Storey who survived a horrific 1966 crash at Lake Placid that took the life of his teammate Sergio Zardini, said the talk about the track’s dangers was just that—talk. “Danger, I don’t really know what that word means…This is a challenging track. That is what it is supposed to be. It is not a dangerous track. It’s fast and it’s challenging. Very few tracks these days are dangerous.” And he suggested that the concerns being expressed by coaches and athletes were over blown. “There’s a tendency to talk about how horrible it’s going to be and to consciously or sub-consciously start preparing the rational for a possible lack of success.”

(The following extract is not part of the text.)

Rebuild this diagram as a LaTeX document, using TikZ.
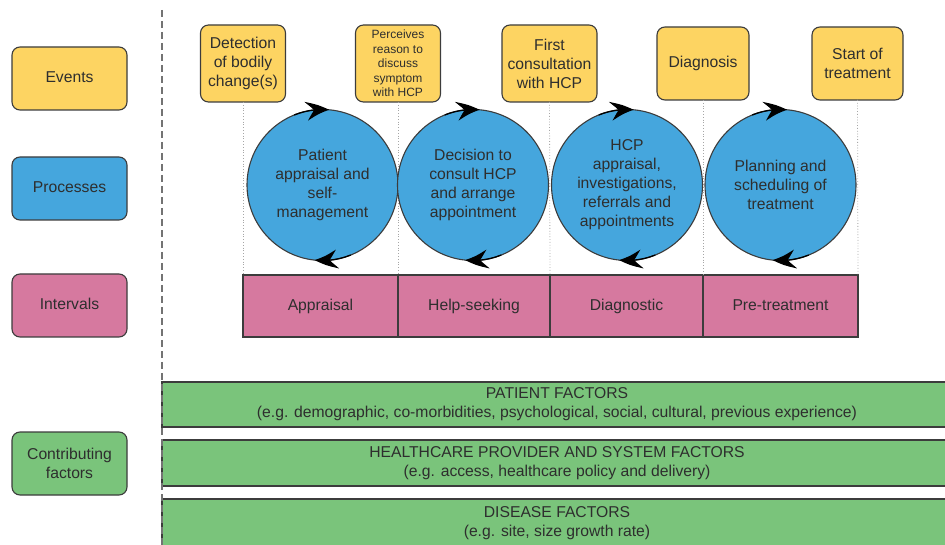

And he dismissed the notion of a Canadian “home track” advantage, using a golf analogy. The local pro may have an advantage at a tournament on his home course, but by the fourth round, it’s gone, he noted. In other words, the cream rises to the top.
There are only 17 sliding tracks in the entire world. The vision for Whistler was to create one that complimented the three existing ones in North America: not as technical as Lake Placid, but more challenging—and faster—than Calgary and Salt Lake.
But those metrics, they succeeded. Now the investigation into Kumaritashvili’s death will determine if they went too far.